Cette extrême confiance en monsieur d'Alembert pourait bien d'ailleurs justifier un peu mon absense. Vous voyez si je vous ouvre mon cœur. Je suis extrêmement content de ma nièce, elle a agi pour mes intérêts avec une chaleur et une prudence qui me la rendent encor plus chère. Je souhaitte qu'elle réussisse pour elle comme pour moy, et en attendant je reste à Potsdam en philosofe, je presse la nouvelle édition du siècle de Louis 14, je mène une vie conforme à mon état d'homme de lettres, et convenable à ma mauvaise santé sans me mêler le moins du monde du métier de courtisan, n'ayant pas plus de devoirs à remplir que dans la rue Traversiere, et n'ayant si je meurs icy, aucun de billet de confession à présenter. Jamais ma vie n'a été plus douce et plus tranquile. Pour la rendre telle à Paris il faudrait renoncer entièrement aux belles lettres, car tant que je me mêleray d'imprimer j'auray les sots, les dévots, les auteurs à craindre; il y a tant d'épines, tant de dégoûts, d'humiliations, de chagrins attachez à ce misérable métier qu'à tout prendre il vaut mieux vivre tout doucement avec un roy. Mon cher ange si je vivais à Paris je voudrais n'y faire autre chose que donner à souper. Je feray certainement un voiage pour vous, ce ne sera pas pour l'évêque de Mirepoix, mais il faut attendre que L'édition du siècle soit achevée. Vous n'avez qu'une petite partie des changements. J'en fais tous les jours. Je ne veux revoir ma patrie qu'après avoir érigé un petit monument à sa gloire. J'espère qu'à la longue les honnêtes gens m'en sauront quelque gré. On poura dire, c'était dommage de tant honnir un homme qui n'a travaillé que pour l'honneur de son pays, et puis quand quelque bonne âme aura dit cela, que m'en reviendra t'il?
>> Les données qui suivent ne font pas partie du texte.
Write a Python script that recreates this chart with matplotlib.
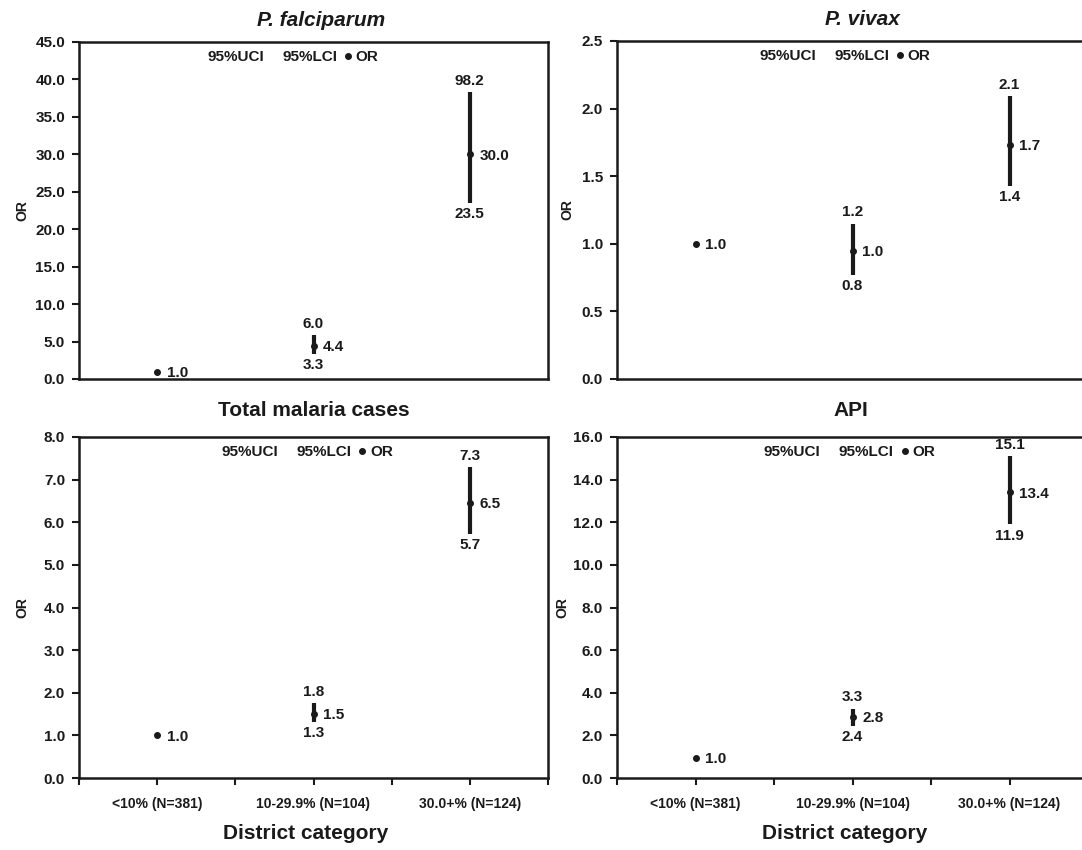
import numpy as np
import matplotlib.pyplot as plt
from matplotlib.lines import Line2D
from matplotlib.ticker import FormatStrFormatter

plt.rcParams['font.family'] = ['Liberation Sans', 'DejaVu Sans']
plt.rcParams['font.weight'] = 'bold'
plt.rcParams['axes.labelweight'] = 'bold'

# categories on the x axis
categories = ['<10% (N=381)', '10-29.9% (N=104)', '30.0+% (N=124)']
x = np.array([1, 2, 3])

# P. falciparum (top of bar is cut at the plotted value, label keeps 98.2)
pf_or = [1.0, 4.4, 30.0]
pf_lci = [np.nan, 3.3, 23.5]
pf_uci = [np.nan, 5.9, 38.3]
pf_or_lab = ['1.0', '4.4', '30.0']
pf_lci_lab = ['', '3.3', '23.5']
pf_uci_lab = ['', '6.0', '98.2']

# P. vivax
pv_or = [1.0, 0.95, 1.73]
pv_lci = [np.nan, 0.77, 1.43]
pv_uci = [np.nan, 1.15, 2.09]
pv_or_lab = ['1.0', '1.0', '1.7']
pv_lci_lab = ['', '0.8', '1.4']
pv_uci_lab = ['', '1.2', '2.1']

# Total malaria cases
tm_or = [1.0, 1.5, 6.45]
tm_lci = [np.nan, 1.32, 5.73]
tm_uci = [np.nan, 1.75, 7.3]
tm_or_lab = ['1.0', '1.5', '6.5']
tm_lci_lab = ['', '1.3', '5.7']
tm_uci_lab = ['', '1.8', '7.3']

# API
api_or = [0.96, 2.87, 13.4]
api_lci = [np.nan, 2.45, 11.9]
api_uci = [np.nan, 3.26, 15.1]
api_or_lab = ['1.0', '2.8', '13.4']
api_lci_lab = ['', '2.4', '11.9']
api_uci_lab = ['', '3.3', '15.1']

ink = '#1a1a1a'
W, H = 1082, 850


def box(x0, x1, y0, y1):
    return [x0 / W, 1 - y1 / H, (x1 - x0) / W, (y1 - y0) / H]


fig = plt.figure(figsize=(10.82, 8.5), dpi=100)

panels = [
    (box(79, 548, 42, 379), 'P. falciparum', 'italic', 45, 5, False,
     pf_or, pf_lci, pf_uci, pf_or_lab, pf_lci_lab, pf_uci_lab, 0.516, 0.445, -0.105, 1.065),
    (box(617, 1088, 41, 379), 'P. vivax', 'italic', 2.5, 0.5, False,
     pv_or, pv_lci, pv_uci, pv_or_lab, pv_lci_lab, pv_uci_lab, 0.522, 0.472, -0.091, 1.065),
    (box(79, 548, 437, 778), 'Total malaria cases', 'normal', 8, 1, True,
     tm_or, tm_lci, tm_uci, tm_or_lab, tm_lci_lab, tm_uci_lab, 0.5, 0.475, -0.105, 1.078),
    (box(617, 1088, 437, 778), 'API', 'normal', 16, 2, True,
     api_or, api_lci, api_uci, api_or_lab, api_lci_lab, api_uci_lab, 0.497, 0.482, -0.102, 1.078),
]

for (rect, title, style, ymax, step, showx, orv, lci, uci,
     or_lab, lci_lab, uci_lab, tx, lx, ylx, ty) in panels:
    ax = fig.add_axes(rect)
    ax.set_xlim(0.5, 3.5)
    ax.set_ylim(0, ymax)

    ax.vlines(x, lci, uci, color=ink, lw=3)
    ax.plot(x, orv, 'o', color=ink, ms=4, ls='none')

    for i in range(3):
        ax.annotate(or_lab[i], (x[i], orv[i]), xytext=(7, -1), textcoords='offset points',
                    ha='left', va='center', fontsize=11, color=ink)
        if uci_lab[i]:
            ax.annotate(uci_lab[i], (x[i], uci[i]), xytext=(0, 3), textcoords='offset points',
                        ha='center', va='bottom', fontsize=11, color=ink)
            ax.annotate(lci_lab[i], (x[i], lci[i]), xytext=(0, -3), textcoords='offset points',
                        ha='center', va='top', fontsize=11, color=ink)

    handles = [Line2D([], [], ls='none'), Line2D([], [], ls='none'),
               Line2D([], [], ls='none', marker='o', ms=4, color=ink)]
    ax.legend(handles, ['95%UCI', '95%LCI', 'OR'], ncol=3, loc='center',
              bbox_to_anchor=(lx, 0.955), frameon=False, fontsize=11,
              handlelength=0.4, handletextpad=0.3, columnspacing=0.5,
              borderpad=0, labelcolor=ink)

    ax.text(tx, ty, title, transform=ax.transAxes, ha='center', va='center',
            fontsize=15, fontstyle=style, fontweight='bold', color=ink)

    ax.set_yticks(np.arange(0, ymax + step / 2, step))
    ax.yaxis.set_major_formatter(FormatStrFormatter('%.1f'))
    ax.tick_params(axis='y', direction='out', length=5, width=1.5, pad=5,
                   labelsize=11, colors=ink)
    ax.set_ylabel('OR', fontsize=10, fontweight='bold', color=ink)
    ax.yaxis.set_label_coords(ylx, 0.5)

    if showx:
        ax.set_xticks(x)
        ax.set_xticklabels(categories)
        ax.set_xticks([0.5, 1.5, 2.5, 3.5], minor=True)
        ax.tick_params(axis='x', which='both', direction='out', length=5, width=1.5,
                       pad=9, labelsize=10, colors=ink)
        ax.set_xlabel('District category', fontsize=15, fontweight='bold', color=ink)
        ax.xaxis.set_label_coords(0.484, -0.135)
    else:
        ax.set_xticks([])

    for s in ax.spines.values():
        s.set_linewidth(1.8)
        s.set_color(ink)

fig.savefig('out.png', dpi=100)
Mon cher ange vous me tiendrez lieu, vous et votre aimable société, de toutte une nation honnêtement ingratte. Vivre avec vous en bonne santé, ce serait le comble du bonheur. Ces deux biens là me manquent, et ce sont les seuls véritables. Les rois ne sont que des palliatifs. Mille tendres respects à tous les anges.
V.
D'Argens me persécute pour vous dire qu'il vous fait mille compliments. Il m'amuse baucoup icy.
Vous sentez bien mon cher et respectable ami qu'il y a quelques passages dans cette épître qui ne sont absolument que pour vous, et que le tout est bon à brûler.